UX for a seed stage startup
Its well known that UX is the buzz word today among startups. Almost every startup today needs at least one UI & UX designer to build usable products and beautify interfaces. But what is it to an early stage startup when your funds are limited? Do you really need a full time UX guy at your office? I’m going to demystify things a bit for your understanding.
When you hire your first UX guy
You have an idea, you have done your market research, and you are pretty convinced that your product is going to make big if done right. Its time for you to now take those ideas and extend it into an app or a website ( I say extend because you may have operations / logistics / delivery etc. that runs behind the app, but more about this later) and yes, the first thing you look for is someone make those app screens for you.
Now you go into dribbble and start looking at designers with catchy work or maybe you ask in your network and you will end up finding one. You see his/her portflolio with neat looking UIs or a few apps on the app store that makes you think — “Let me try and contact him/her. I know what each screen should be like and I’ll tell them what they are and I’ll get the job done”. Well, maybe you’re right. Maybe you can get the screens you imagined but you have effectively made use of maybe only 20% of the skills of a UX Designer that you are paying for. Or if you go simply find a UI designer you are betting on your own skills of a UX Designer.
The kind of designer you need
Designers out there more often specialise in one of the two — UX or UI, sometimes both. For context, UX designers are those who have learnt and practiced designing as a process from brainstorming, market & user research and so on till wireframes and maybe a low fidelity / high fidelity UI. Some UX designers simply make wireframes and pass it on to a UI designer, but this requires two people working on the product and this mostly happens in a funded company that can afford two or more designers working full time. The good part is you don’t need two or more designers to get your MVP made.
Let me explain why - More often the MVP you make, even if you’ve made it from one of the most experienced or popular designer is going to be WRONG. By wrong i mean there could be one of the possible issues with the product -
- The user understands and appreaciates the product quite well but then your business takes a change in direction and needs to accommodate / refactor a thing or two in the information architecture after you’ve realised something isn’t working as expected
- The designer has provided you with some details which are critical to the product flow but you cut them out during development because of timeline constraints and push it to the next release cycle. Or if the designer is inexperienced, you may end up in even worse situations
- The designer fails to take care of the education piece at the right time in the flow having taken wrong or missing assumptions of the user mental model leaving the user confused on what to do
Inexperienced designers usually come with no coding knowledge and fail to take into consideration the efforts it takes to build something and choose creating impressive something over achieving the same results with simpler approaches
You can almost never get the product right in your first design iteration because you make several assumptions on the mental model of the user.

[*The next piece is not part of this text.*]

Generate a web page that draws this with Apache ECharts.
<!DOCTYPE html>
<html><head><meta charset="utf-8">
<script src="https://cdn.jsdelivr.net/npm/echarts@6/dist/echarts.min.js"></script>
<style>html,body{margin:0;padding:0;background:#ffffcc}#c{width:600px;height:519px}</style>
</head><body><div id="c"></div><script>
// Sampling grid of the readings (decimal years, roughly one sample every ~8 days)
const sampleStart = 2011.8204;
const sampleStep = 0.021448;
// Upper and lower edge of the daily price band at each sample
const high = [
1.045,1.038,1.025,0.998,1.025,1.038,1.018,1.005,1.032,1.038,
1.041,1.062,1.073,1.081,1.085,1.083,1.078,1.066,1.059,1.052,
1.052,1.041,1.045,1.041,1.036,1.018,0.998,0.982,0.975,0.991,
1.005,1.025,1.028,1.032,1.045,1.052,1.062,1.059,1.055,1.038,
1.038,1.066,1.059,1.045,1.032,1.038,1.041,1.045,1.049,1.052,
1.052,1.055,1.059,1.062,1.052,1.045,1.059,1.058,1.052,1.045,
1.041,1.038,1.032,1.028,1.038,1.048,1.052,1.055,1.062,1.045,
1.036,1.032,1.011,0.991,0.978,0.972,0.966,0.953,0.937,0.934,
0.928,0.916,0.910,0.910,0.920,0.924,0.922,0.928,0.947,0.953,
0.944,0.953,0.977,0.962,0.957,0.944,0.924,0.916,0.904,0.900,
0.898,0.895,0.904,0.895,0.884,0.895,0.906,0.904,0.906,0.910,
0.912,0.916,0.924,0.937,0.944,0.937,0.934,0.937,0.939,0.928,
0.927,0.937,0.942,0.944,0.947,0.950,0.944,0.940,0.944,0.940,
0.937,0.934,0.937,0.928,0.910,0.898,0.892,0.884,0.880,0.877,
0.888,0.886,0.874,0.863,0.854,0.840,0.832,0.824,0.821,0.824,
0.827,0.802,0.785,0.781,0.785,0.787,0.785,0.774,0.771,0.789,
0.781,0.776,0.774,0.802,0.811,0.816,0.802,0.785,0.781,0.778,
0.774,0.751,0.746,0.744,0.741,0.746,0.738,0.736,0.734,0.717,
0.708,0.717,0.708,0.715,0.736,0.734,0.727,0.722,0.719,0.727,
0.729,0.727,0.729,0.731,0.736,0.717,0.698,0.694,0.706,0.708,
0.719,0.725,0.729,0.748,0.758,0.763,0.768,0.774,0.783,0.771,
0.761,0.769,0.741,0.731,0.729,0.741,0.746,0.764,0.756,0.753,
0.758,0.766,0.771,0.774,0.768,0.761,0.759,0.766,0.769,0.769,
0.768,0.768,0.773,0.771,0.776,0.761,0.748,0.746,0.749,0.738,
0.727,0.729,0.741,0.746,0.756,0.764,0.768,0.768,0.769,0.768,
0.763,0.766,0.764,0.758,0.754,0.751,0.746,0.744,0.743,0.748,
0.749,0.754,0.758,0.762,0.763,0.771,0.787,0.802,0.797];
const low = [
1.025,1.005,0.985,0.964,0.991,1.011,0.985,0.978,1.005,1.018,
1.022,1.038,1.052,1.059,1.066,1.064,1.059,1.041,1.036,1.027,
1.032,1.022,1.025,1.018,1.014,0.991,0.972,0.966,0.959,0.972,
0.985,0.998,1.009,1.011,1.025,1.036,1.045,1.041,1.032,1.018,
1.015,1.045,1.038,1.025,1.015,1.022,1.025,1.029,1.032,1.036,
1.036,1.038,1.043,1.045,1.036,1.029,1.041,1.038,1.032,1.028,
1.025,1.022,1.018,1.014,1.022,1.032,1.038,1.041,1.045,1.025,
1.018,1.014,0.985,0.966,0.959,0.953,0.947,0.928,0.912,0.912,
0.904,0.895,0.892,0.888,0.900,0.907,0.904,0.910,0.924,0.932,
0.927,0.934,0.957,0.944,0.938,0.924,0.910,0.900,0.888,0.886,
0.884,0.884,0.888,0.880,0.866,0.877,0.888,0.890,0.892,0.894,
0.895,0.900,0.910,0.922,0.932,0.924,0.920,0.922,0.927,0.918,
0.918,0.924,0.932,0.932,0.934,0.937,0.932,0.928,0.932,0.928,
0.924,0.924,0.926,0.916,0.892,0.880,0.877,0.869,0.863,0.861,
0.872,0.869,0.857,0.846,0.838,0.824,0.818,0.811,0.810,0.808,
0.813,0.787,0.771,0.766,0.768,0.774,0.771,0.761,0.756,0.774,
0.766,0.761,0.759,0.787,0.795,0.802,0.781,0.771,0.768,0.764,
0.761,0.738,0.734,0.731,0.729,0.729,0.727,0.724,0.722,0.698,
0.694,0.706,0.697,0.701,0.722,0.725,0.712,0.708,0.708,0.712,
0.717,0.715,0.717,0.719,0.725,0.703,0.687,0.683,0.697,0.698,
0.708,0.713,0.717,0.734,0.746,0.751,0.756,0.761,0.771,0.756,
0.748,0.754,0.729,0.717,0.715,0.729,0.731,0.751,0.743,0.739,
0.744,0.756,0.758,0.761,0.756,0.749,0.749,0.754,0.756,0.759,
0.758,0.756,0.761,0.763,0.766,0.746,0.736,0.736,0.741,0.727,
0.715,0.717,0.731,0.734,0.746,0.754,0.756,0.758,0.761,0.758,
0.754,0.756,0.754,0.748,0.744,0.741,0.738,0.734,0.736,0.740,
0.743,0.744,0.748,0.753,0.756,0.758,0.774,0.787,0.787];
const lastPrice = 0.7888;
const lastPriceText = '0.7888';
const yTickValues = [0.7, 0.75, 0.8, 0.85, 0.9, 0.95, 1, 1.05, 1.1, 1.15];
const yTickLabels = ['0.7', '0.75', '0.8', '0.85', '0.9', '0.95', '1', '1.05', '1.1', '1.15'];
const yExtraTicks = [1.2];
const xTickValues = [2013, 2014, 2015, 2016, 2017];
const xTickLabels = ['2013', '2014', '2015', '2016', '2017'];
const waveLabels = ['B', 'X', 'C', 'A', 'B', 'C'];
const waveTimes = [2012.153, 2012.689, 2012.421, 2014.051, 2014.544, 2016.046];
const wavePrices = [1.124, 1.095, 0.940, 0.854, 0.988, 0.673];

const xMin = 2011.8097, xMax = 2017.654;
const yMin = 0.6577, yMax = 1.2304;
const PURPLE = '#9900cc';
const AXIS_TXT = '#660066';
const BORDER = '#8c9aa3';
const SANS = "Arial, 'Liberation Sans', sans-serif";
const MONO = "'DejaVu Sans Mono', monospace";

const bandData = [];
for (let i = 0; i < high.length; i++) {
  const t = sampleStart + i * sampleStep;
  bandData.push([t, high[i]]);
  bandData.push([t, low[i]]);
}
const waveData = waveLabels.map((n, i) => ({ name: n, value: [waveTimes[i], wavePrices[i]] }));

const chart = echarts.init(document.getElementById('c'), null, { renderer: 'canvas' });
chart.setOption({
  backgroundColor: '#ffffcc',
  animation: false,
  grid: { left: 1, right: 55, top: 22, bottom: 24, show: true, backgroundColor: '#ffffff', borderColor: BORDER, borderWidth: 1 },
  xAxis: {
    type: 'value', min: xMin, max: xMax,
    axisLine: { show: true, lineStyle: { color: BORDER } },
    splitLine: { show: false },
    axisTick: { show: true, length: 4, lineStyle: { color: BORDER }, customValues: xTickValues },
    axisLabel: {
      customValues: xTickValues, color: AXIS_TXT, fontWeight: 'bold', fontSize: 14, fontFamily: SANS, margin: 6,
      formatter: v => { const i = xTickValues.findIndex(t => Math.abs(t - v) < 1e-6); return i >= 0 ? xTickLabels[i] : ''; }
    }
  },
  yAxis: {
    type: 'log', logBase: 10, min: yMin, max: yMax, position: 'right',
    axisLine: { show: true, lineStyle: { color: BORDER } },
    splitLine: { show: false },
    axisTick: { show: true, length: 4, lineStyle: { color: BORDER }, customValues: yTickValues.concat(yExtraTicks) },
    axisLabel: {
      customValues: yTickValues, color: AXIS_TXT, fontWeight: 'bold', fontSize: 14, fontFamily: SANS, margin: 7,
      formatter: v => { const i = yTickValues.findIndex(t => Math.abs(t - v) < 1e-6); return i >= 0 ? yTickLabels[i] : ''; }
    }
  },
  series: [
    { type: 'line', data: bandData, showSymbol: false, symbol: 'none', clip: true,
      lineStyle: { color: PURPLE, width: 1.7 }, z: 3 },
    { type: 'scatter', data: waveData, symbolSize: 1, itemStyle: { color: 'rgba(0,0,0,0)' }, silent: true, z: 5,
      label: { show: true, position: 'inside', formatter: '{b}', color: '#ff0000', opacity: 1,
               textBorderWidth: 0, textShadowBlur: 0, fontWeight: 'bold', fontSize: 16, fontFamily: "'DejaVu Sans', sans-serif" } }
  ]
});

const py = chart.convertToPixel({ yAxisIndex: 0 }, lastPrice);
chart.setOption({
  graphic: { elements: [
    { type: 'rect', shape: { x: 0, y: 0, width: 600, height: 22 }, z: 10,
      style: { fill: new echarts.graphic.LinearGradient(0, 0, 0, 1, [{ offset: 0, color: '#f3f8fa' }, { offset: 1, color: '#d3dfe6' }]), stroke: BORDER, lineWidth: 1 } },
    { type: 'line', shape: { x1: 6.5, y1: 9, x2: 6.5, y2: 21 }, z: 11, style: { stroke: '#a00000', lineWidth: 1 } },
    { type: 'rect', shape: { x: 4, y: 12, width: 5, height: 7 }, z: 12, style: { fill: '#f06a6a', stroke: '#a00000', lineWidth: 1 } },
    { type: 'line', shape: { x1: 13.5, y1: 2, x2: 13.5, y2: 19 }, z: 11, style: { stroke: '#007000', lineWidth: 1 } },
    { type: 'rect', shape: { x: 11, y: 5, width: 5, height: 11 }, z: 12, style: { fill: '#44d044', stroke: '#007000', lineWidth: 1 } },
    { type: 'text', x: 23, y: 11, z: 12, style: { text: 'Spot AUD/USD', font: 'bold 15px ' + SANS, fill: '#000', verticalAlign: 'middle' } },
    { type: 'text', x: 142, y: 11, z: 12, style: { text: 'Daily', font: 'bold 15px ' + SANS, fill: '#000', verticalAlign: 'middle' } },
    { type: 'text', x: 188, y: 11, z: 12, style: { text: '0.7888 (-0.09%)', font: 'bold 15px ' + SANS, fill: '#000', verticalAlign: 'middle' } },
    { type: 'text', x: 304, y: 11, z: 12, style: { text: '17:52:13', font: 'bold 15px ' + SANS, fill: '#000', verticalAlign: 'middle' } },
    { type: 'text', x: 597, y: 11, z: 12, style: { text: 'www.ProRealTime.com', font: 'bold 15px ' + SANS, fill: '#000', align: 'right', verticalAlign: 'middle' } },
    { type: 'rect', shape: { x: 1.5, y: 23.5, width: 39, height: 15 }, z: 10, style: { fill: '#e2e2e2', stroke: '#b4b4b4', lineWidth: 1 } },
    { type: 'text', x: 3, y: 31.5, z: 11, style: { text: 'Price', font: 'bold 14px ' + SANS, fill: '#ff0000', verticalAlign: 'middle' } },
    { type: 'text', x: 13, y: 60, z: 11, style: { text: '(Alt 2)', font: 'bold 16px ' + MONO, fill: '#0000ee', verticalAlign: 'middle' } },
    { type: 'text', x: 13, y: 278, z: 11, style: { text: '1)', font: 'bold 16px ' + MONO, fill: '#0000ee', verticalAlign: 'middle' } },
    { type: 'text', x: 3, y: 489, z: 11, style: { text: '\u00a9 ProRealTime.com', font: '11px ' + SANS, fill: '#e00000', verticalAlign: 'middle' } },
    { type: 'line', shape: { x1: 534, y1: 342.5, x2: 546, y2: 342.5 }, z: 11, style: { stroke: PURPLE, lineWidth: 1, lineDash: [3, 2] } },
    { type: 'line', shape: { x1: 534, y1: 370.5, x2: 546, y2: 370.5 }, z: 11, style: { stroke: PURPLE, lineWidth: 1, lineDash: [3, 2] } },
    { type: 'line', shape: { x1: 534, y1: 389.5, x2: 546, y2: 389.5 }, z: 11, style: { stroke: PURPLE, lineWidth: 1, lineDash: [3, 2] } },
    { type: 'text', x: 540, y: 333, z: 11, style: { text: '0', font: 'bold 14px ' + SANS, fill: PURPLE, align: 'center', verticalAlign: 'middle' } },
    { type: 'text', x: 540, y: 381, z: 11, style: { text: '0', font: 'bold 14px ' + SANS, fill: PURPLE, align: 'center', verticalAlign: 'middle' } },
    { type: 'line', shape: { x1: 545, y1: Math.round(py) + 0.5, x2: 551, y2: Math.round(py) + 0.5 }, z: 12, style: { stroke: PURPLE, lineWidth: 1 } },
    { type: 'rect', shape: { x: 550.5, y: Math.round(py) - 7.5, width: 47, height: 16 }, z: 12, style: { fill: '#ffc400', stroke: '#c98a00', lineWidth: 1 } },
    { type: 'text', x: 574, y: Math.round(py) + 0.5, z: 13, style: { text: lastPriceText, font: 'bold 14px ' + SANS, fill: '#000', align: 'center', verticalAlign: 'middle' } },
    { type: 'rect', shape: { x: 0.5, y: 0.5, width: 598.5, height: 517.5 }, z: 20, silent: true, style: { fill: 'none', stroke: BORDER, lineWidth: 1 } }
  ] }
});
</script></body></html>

When you are an early stage startup, quick and rapid iterations help you learn about your users faster and better (established companies that have data and time for an extensive user research). So when you know you have to work on your product again and again you begin to see the need for an in-house designer, or I’m going to point you to another solution.
You need a designer who can make super fast wireframes that are easiest in terms of development efforts (so you can go launch as quick as possible) and deliver with a UI that follows standard trends and patterns ( so you can take advantage of your users familiarity with interfaces )
The problem is now — where can I find that kind of designer. Let me tell you clearly that its hard today. Its hard to evaluate a designer to match this kind of need or work with a freelance designer sitting at his desk elsewhere and get them listen to how they should do their job. This is when you can get smart and break the process into two —
Working with a UX Consultant to make sure you effectively apply most of his learning in crafting user experiences with a process Outsourcing UI design with the help of the UX consultant to get your fast and effective product done at a fraction of the time and cost you would have ended up paying.